Ledger Reiterates Rollout of Ledger Recover Despite Skepticism
Ledger, a Paris-based crypto hardware storage company, says it will proceed with its plan to release the Ledger Recover service by the end of 2023, despite initial pushback from its users. Ledger Recover is an ID-based key recovery solution that duplicates your Secret Recovery Phrase in the event you lose it. The service provides a safe way for users to recover their private keys stored on a Ledger device in the event they forget or lose your Secret Recovery Phrase.
The case for Ledger Recover
Self-custody of crypto assets has grown in popularity over the last year, fueled to a large extent by the collapse of prominent centralized exchanges like FTX and BlockFi. However, many people require more time to transition into self-custody because of the perceived difficulties and dangers associated with it. Ledger’s goal is to narrow this gap by making recovery as well as self-custody more convenient for a larger user base.
When Ledger Recover was first announced earlier this year, it was met with widespread criticism. Mostly, the fear is that their private keys could be compromised by third parties, including forcible subpoenas by governments. The core contention is that users cannot be assured of complete security by trusting this service with their private keys.
The cryptocurrency community has been divided over the subscription service Ledger Recover, especially among those who are staunch proponents of self-storage and personal sovereignty over one’s digital assets. Ledger says it respects users’ desire for privacy and security by making Ledger Recover a completely optional service that cannot be enforced via firmware updates.
The workings of Ledger Recover
Ledger Recover service enables you to safely restore your private keys using a Ledger device in the event that you lose or do not have access to your Secret Recovery Phrase.

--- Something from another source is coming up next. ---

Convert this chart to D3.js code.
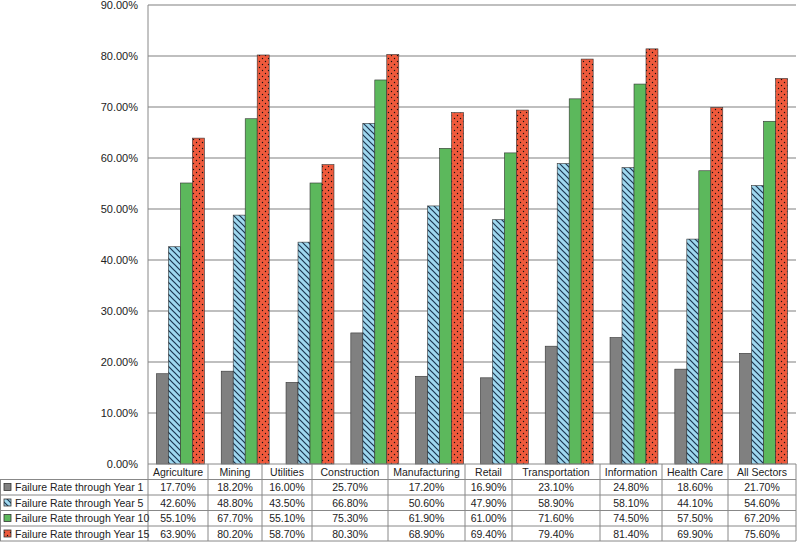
<!DOCTYPE html>
<html><head><meta charset="utf-8">
<script src="https://cdn.jsdelivr.net/npm/d3@7"></script>
<style>body{margin:0;background:#fff;font-family:"Liberation Sans",Arial,sans-serif;}</style>
</head><body><script>
function drawChart(){
var W = 797, H = 542;
var cats = ["Agriculture","Mining","Utilities","Construction","Manufacturing","Retail","Transportation","Information","Health Care","All Sectors"];
var series = [
  {name:"Failure Rate through Year 1", fill:"#808080", vals:[17.7,18.2,16.0,25.7,17.2,16.9,23.1,24.8,18.6,21.7]},
  {name:"Failure Rate through Year 5", fill:"url(#hatch)", vals:[42.6,48.8,43.5,66.8,50.6,47.9,58.9,58.1,44.1,54.6]},
  {name:"Failure Rate through Year 10", fill:"#5cb85c", vals:[55.1,67.7,55.1,75.3,61.9,61.0,71.6,74.5,57.5,67.2]},
  {name:"Failure Rate through Year 15", fill:"url(#dots)", vals:[63.9,80.2,58.7,80.3,68.9,69.4,79.4,81.4,69.9,75.6]}
];
// table column edges (text-fitted widths)
var colEdges = [148,208,262,312,388,465,512,600,662,728,796];
var left = 148, right = 796, plotTop = 5, base = 464, rowH = 15.5;

var svg = d3.select("body").append("svg").attr("width", W).attr("height", H);
var defs = svg.append("defs");
var h = defs.append("pattern").attr("id","hatch").attr("patternUnits","userSpaceOnUse").attr("width",6).attr("height",6);
h.append("rect").attr("width",6).attr("height",6).attr("fill","#9fd8ef");
h.append("path").attr("d","M0,0 L6,6 M-1,5 L1,7 M5,-1 L7,1").attr("stroke","#1a3550").attr("stroke-width",1.2);
var p = defs.append("pattern").attr("id","dots").attr("patternUnits","userSpaceOnUse").attr("width",6).attr("height",6);
p.append("rect").attr("width",6).attr("height",6).attr("fill","#ef5a3c");
p.append("circle").attr("cx",1.5).attr("cy",1.5).attr("r",0.7).attr("fill","#111");
p.append("circle").attr("cx",4.5).attr("cy",4.5).attr("r",0.7).attr("fill","#111");

var y = d3.scaleLinear().domain([0,90]).range([base, plotTop]);
var x = d3.scaleBand().domain(cats).range([left, right]).paddingInner(0.26).paddingOuter(0.13);
var xs = d3.scaleBand().domain(d3.range(4)).range([0, x.bandwidth()]);

// gridlines
svg.selectAll(".grid").data(d3.range(10,100,10)).enter().append("line")
  .attr("x1", left).attr("x2", right).attr("y1", d=>y(d)).attr("y2", d=>y(d))
  .attr("stroke","#aaa").attr("stroke-width",1.3);
svg.selectAll(".tick").data(d3.range(0,100,10)).enter().append("text")
  .attr("x", 138).attr("y", d=>y(d)+4).attr("text-anchor","end")
  .attr("font-size",11).attr("fill","#222").text(d=>d.toFixed(2)+"%");
svg.append("line").attr("x1",left).attr("x2",left).attr("y1",plotTop).attr("y2",base).attr("stroke","#888");

// bars
series.forEach(function(s, i){
  svg.selectAll(".b"+i).data(s.vals).enter().append("rect")
    .attr("x", (d,j)=>x(cats[j])+xs(i)).attr("width", xs.bandwidth())
    .attr("y", d=>y(d)).attr("height", d=>base-y(d))
    .attr("fill", s.fill).attr("stroke","#333").attr("stroke-width",0.6);
});

// data table
var t = svg.append("g").attr("font-size",10.5).attr("fill","#222");
var tableBottom = Math.min(base + rowH*5, H-1);
colEdges.forEach(function(e){
  t.append("line").attr("x1",e).attr("x2",e).attr("y1",base).attr("y2",tableBottom).attr("stroke","#888");
});
t.append("line").attr("x1",0.5).attr("x2",0.5).attr("y1",base+rowH).attr("y2",tableBottom).attr("stroke","#888");
for (var r=0;r<=5;r++){
  var ly = Math.min(base+rowH*r, H-1);
  t.append("line").attr("x1", r==0 ? left : 0).attr("x2",right).attr("y1",ly).attr("y2",ly).attr("stroke","#888");
}
cats.forEach(function(c,j){
  t.append("text").attr("x",(colEdges[j]+colEdges[j+1])/2).attr("y",base+11.5).attr("text-anchor","middle").text(c);
});
series.forEach(function(s,i){
  var ry = base + rowH*(i+1);
  t.append("rect").attr("x",4).attr("y",ry+4).attr("width",7).attr("height",7).attr("fill",s.fill).attr("stroke","#333").attr("stroke-width",0.8);
  t.append("text").attr("x",15).attr("y",ry+11.5).text(s.name);
  s.vals.forEach(function(v,j){
    t.append("text").attr("x",(colEdges[j]+colEdges[j+1])/2).attr("y",ry+11.5).attr("text-anchor","middle").text(v.toFixed(2)+"%");
  });
});
}
drawChart();
</script></body></html>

Users that choose Ledger Recover will have their seed phrase encrypted into three separate pieces, each of which will be given to a separate third party. These pieces undergo several rounds of encryption before being safely saved and linked to the user’s identity. Never revealing the entire seed outside of the safe confines of a hardware wallet, the pieces can be decrypted and rebuilt into the original seed phrase on a new Ledger device as necessary.